What you are asked to do
In the material below, the lines containing the word "draw" are required; copy each of them.
○ ○ ○ ○
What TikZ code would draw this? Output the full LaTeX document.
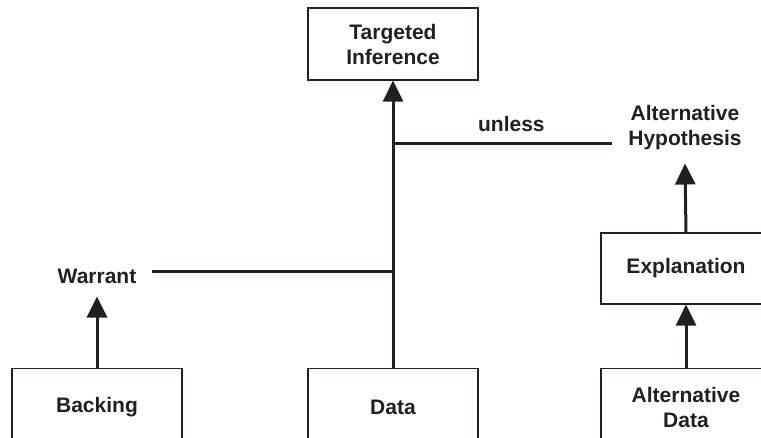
\documentclass[tikz,border=0pt]{standalone}
\usepackage{fontspec}
\setmainfont{Liberation Sans}
\usepackage{xcolor}
\usetikzlibrary{arrows.meta}
\definecolor{ink}{RGB}{35,31,32}

\tikzset{
    box/.style={draw=ink, line width=1.2pt, minimum width=170pt, minimum height=72pt, align=center},
    lbl/.style={align=center, inner xsep=16pt, inner ysep=13pt},
    link/.style={draw=ink, line width=3pt},
    up/.style={link, -{Triangle[width=20pt, length=21pt]}}
}

\begin{document}
\begin{tikzpicture}[x=1pt, y=-1pt, text=ink, font=\fontsize{21pt}{25pt}\selectfont\bfseries]
            \useasboundingbox (0, 0) rectangle (761, 438);
            \clip (0, 0) rectangle (761, 438);

            \node[box] (target) at (393, 44) {Targeted\\Inference};
            \node[lbl] (althyp) at (685, 128) {Alternative\\Hypothesis};
            \node[box, minimum height=71pt] (expl) at (686, 268.5) {Explanation};
            \node[lbl] (warrant) at (97, 276) {Warrant};

            % bottom row, cut by the lower edge
            \node[box, anchor=north, minimum height=78pt] (backing) at (97, 368) {Backing};
            \node[box, anchor=north, minimum height=78pt] (data) at (393, 368) {Data};
            \node[box, anchor=north, minimum height=78pt] (altdata) at (686, 368) {Alternative\\Data};

            \coordinate (jw) at (393, 272);
            \coordinate (ju) at (393, 144);

            \draw[up](data.north)--(target.south);
            \draw[link](jw)--(jw -| warrant.east);
            \draw[link](ju)--(ju -| althyp.west)node[pos=0.54, yshift=20pt]{unless};

            \draw[up](backing.north)--(warrant.south);
            \draw[up](altdata.north)--(expl.south);
            \draw[up](expl.north)--(althyp.south);

        \end{tikzpicture}
\end{document}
○ ○ ○ ○
Complete answer
What TikZ code would draw this? Output the full LaTeX document.
    box/.style={draw=ink, line width=1.2pt, minimum width=170pt, minimum height=72pt, align=center},
    link/.style={draw=ink, line width=3pt},
            \draw[up](data.north)--(target.south);
            \draw[link](jw)--(jw -| warrant.east);
            \draw[link](ju)--(ju -| althyp.west)node[pos=0.54, yshift=20pt]{unless};
            \draw[up](backing.north)--(warrant.south);
            \draw[up](altdata.north)--(expl.south);
            \draw[up](expl.north)--(althyp.south);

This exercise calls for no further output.